En outre, le rapport énumère un ensemble de compétences jugées nécessaires pour que les professionnels du secteur conduisent la transition du secteur agricole. Elles sont découpées en 2 grandes catégories :
- Compétences transversales : permettent une réflexion globale sur l’écosystème agricole de manière globale et sont applicables à toutes les filières et types d’exploitation agricoles. Elles sont essentielles à l’action technique et intègrent des savoirs sur la gestion de l’eau, sur la résilience économique, sur les conditions environnementales…
- Compétences ciblées : sur des systèmes, filières ou des pratiques agricoles spécifiques, destinées à une partie des agriculteurs. Ces compétences comprennent des savoirs sur l’agriculture biologique, l’agroéquipement, la production animale et végétale…

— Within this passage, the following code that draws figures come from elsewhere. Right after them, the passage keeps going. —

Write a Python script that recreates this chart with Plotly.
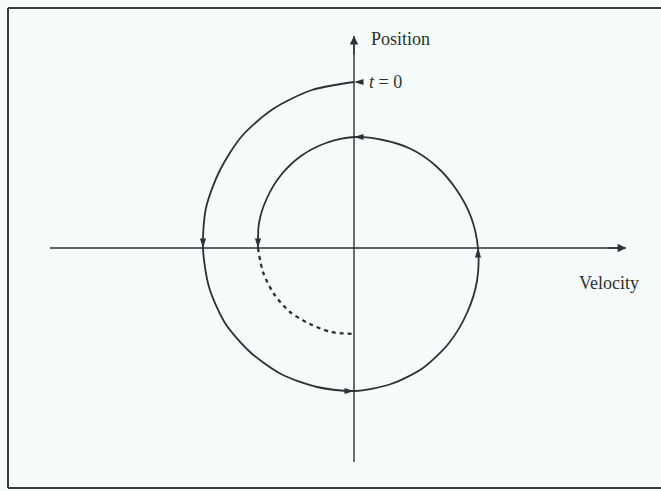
import plotly.graph_objects as go

# Phase-plane spiral (velocity, position), origin at axes crossing
spiral_v = [0, -42, -81, -112, -134, -148, -151, -145, -129, -104, -73, -37, 0,
            37, 69, 95, 113, 123, 124, 117, 102, 82, 57, 29, 0,
            -28, -53, -73, -87, -95, -96]
spiral_p = [166, 158, 139, 112, 78, 40, 0, -39, -75, -104, -126, -139, -143,
            -136, -120, -95, -65, -33, 0, 31, 59, 82, 99, 108, 111,
            105, 92, 73, 50, 25, 0]
dashed_v = [-96, -91, -80, -64, -44, -23, 0]
dashed_p = [0, -24, -46, -64, -76, -84, -86]

arrow_idx = [0, 6, 12, 18, 24, 30]
arrow_dir = [270, 180, 90, 0, 270, 180]   # left, down, right, up, left, down

vel_axis = [-304, 272]
pos_axis = [-214, 212]
x_label, y_label, start_label = "Velocity", "Position", "<i>t</i> = 0"

ink = "#2e3133"
fig = go.Figure()

fig.add_trace(go.Scatter(x=vel_axis, y=[0, 0], mode="lines", line=dict(color=ink, width=1.4), hoverinfo="skip"))
fig.add_trace(go.Scatter(x=[0, 0], y=pos_axis, mode="lines", line=dict(color=ink, width=1.4), hoverinfo="skip"))

fig.add_trace(go.Scatter(x=spiral_v, y=spiral_p, mode="lines",
                         line=dict(color=ink, width=1.8, shape="spline", smoothing=0.8), hoverinfo="skip"))
fig.add_trace(go.Scatter(x=dashed_v, y=dashed_p, mode="lines",
                         line=dict(color=ink, width=2.3, shape="spline", smoothing=0.8, dash="4px,4px"), hoverinfo="skip"))
fig.add_trace(go.Scatter(x=[spiral_v[i] for i in arrow_idx], y=[spiral_p[i] for i in arrow_idx], mode="markers",
                         marker=dict(symbol="arrow", angle=arrow_dir, size=10, color=ink, line=dict(width=0)),
                         hoverinfo="skip"))

# axis arrowheads
fig.add_annotation(x=vel_axis[1], y=0, ax=vel_axis[1] - 20, ay=0, xref="x", yref="y", axref="x", ayref="y",
                   showarrow=True, arrowhead=2, arrowsize=1.2, arrowwidth=1.4, arrowcolor=ink, text="")
fig.add_annotation(x=0, y=pos_axis[1], ax=0, ay=pos_axis[1] - 20, xref="x", yref="y", axref="x", ayref="y",
                   showarrow=True, arrowhead=2, arrowsize=1.2, arrowwidth=1.4, arrowcolor=ink, text="")

font = dict(family="Liberation Serif", size=18, color=ink)
fig.add_annotation(x=15, y=209, text=y_label, showarrow=False, xanchor="left", yanchor="middle", font=font)
fig.add_annotation(x=223, y=-35, text=x_label, showarrow=False, xanchor="left", yanchor="middle", font=font)
fig.add_annotation(x=13, y=spiral_p[0], text=start_label, showarrow=False, xanchor="left", yanchor="middle", font=font)

# frame (left, top, bottom edges; right edge lies outside the picture)
W, H = 661, 491
frame = dict(color="#3a3d40", width=2)
fig.add_shape(type="line", xref="paper", yref="paper", x0=8 / W, x1=8 / W, y0=3 / H, y1=1 - 8 / H, line=frame)
fig.add_shape(type="line", xref="paper", yref="paper", x0=8 / W, x1=1, y0=1 - 8 / H, y1=1 - 8 / H, line=frame)
fig.add_shape(type="line", xref="paper", yref="paper", x0=8 / W, x1=1, y0=3 / H, y1=3 / H, line=frame)

fig.update_layout(width=W, height=H, margin=dict(l=0, r=0, t=0, b=0),
                  paper_bgcolor="#f6fbfc", plot_bgcolor="#f6fbfc", showlegend=False, hovermode=False,
                  xaxis=dict(range=[-354, 307], visible=False, fixedrange=True),
                  yaxis=dict(range=[-243, 248], visible=False, fixedrange=True))

fig.write_html("out.html", config={"displayModeBar": False, "staticPlot": True},
               post_script="document.body.style.margin='0';document.body.style.overflow='hidden';")
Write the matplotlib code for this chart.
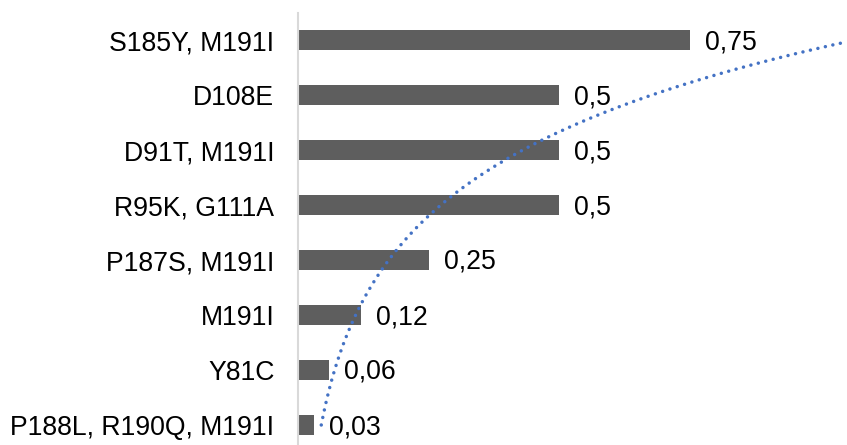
import numpy as np
import matplotlib
matplotlib.use("Agg")
import matplotlib.pyplot as plt

categories = ["P188L, R190Q, M191I", "Y81C", "M191I", "P187S, M191I",
              "R95K, G111A", "D91T, M191I", "D108E", "S185Y, M191I"]
values = [0.03, 0.06, 0.12, 0.25, 0.5, 0.5, 0.5, 0.75]
value_labels = ["0,03", "0,06", "0,12", "0,25", "0,5", "0,5", "0,5", "0,75"]

plt.rcParams['font.family'] = ['Liberation Sans', 'DejaVu Sans']

W, H = 847, 445
fig = plt.figure(figsize=(W / 100, H / 100), dpi=100)
left_px, right_px = 298, 844
top_px, bottom_px = 12.5, 452.5
ax = fig.add_axes([left_px / W, (H - bottom_px) / H,
                   (right_px - left_px) / W, (bottom_px - top_px) / H])

y = np.arange(len(categories))
ax.barh(y, values, height=0.36, color='#5e5e5e', zorder=2)

for yi, v, lab in zip(y, values, value_labels):
    ax.annotate(lab, xy=(v, yi), xytext=(15, -2), textcoords='offset pixels',
                ha='left', va='center', fontsize=19.2, color='#000000')

# Exponential trendline (Excel style) fitted on category index
xi = np.arange(1, len(values) + 1)
k, lnc = np.polyfit(xi, np.log(values), 1)
xs = np.linspace(1, len(values), 300)
trend = np.exp(lnc + k * xs)
ax.plot(trend, xs - 1, color='#4472C4', lw=2.5,
        ls=(0, (0.01, 2.2)), dash_capstyle='round', zorder=3)

ax.set_xlim(0, (right_px - left_px) / 522.7)
ax.set_ylim(-0.5, len(categories) - 0.5)
ax.set_yticks(y)
ax.set_yticklabels(categories, fontsize=19.2)
ax.tick_params(axis='y', length=0, pad=17)
ax.set_xticks([])
for s in ['top', 'right', 'bottom']:
    ax.spines[s].set_visible(False)
ax.spines['left'].set_color('#d9d9d9')
ax.spines['left'].set_linewidth(1.5)

fig.savefig('out.png', dpi=100)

Le groupe de travail Emploi et Formation du Shift Project met à disposition, dans un tableur, une liste de compétences qu’il juge nécessaires pour que les professionnels du secteur mènent la transition du secteur agricole.
Cette montée en compétences concerne toutes les voies de formation :
- La formation initiale ambitionne d’augmenter de 30 % les effectifs formés d’ici à 2030, notamment grâce au développement de l’apprentissage.
- La formation continue, essentielle pour accompagner la transition agroécologique, nécessite une actualisation régulière des compétences en phase avec les avancées de la recherche, qu’elle soit académique ou issue du terrain
Enfin, les formations agricoles accueillent des profils de plus en plus divers, majoritairement non issus du milieu agricole. Portés par une volonté entrepreneuriale, ces nouveaux arrivants apportent un nouveau regard, propice à l’innovation. Il est essentiel de valoriser cette diversité, qui représente un atout majeur pour la transition vers un modèle agroécologique plus durable.
Les recommandations du Shift Project pour l’emploi et la formation
Côté emploi :
- Définir les objectifs pour l’agriculture et leurs impacts sur l’emploi. Pour réussir la transition, il est indispensable que le cadre économique soit en phase avec l’ambition affichée. Pour changer les pratiques, il faut clarifier les objectifs pour l’agriculture, garantir la sécurité économique des exploitations, anticiper les besoins en compétences ;
- Maintenir le nombre d’actifs agricoles en rendant les métiers agricoles plus accessibles et attractifs. Cela passe notamment par une revalorisation de la rémunération des agriculteurs, en particulier des moins favorisés, ainsi que par une amélioration des conditions de travail des salariés (réduction du temps de travail et augmentation des salaires).
Côté formation :
- Pour la puissance publique : il faut une stratégie claire, des financements adaptés et une mise à jour des certifications et diplômes pour accompagner l’évolution du secteur ;
- Pour les établissements de formation initiale : implication de toutes les équipes, formation des enseignants aux défis écologiques, promotion de méthodes pédagogiques innovantes, etc ;
- Pour les organismes de formation continue : proposer des formations accessibles sur tout le territoire et adaptées à tous les professionnels, tout en développant des certifications et en renforçant le réseau des organismes pour mutualiser les ressources et les pratiques ;
- Les coopératives et les industriels expriment un besoin croissant de professionnels mieux formés aux enjeux écologiques. Pour y répondre, il est essentiel de renforcer les liens entre la formation, la recherche et les producteurs pour favoriser l’adoption de pratiques agroécologiques adaptées aux réalités de terrain.
Ce rapport thématique sectoriel agricole complète le précédent rapport « Vers des économies régionales bas-carbone : une expérimentation en Bretagne », publié par le Shift Project en 2024. Les préconisations de ces travaux sont particulièrement importantes pour la Bretagne, région agricole majeure.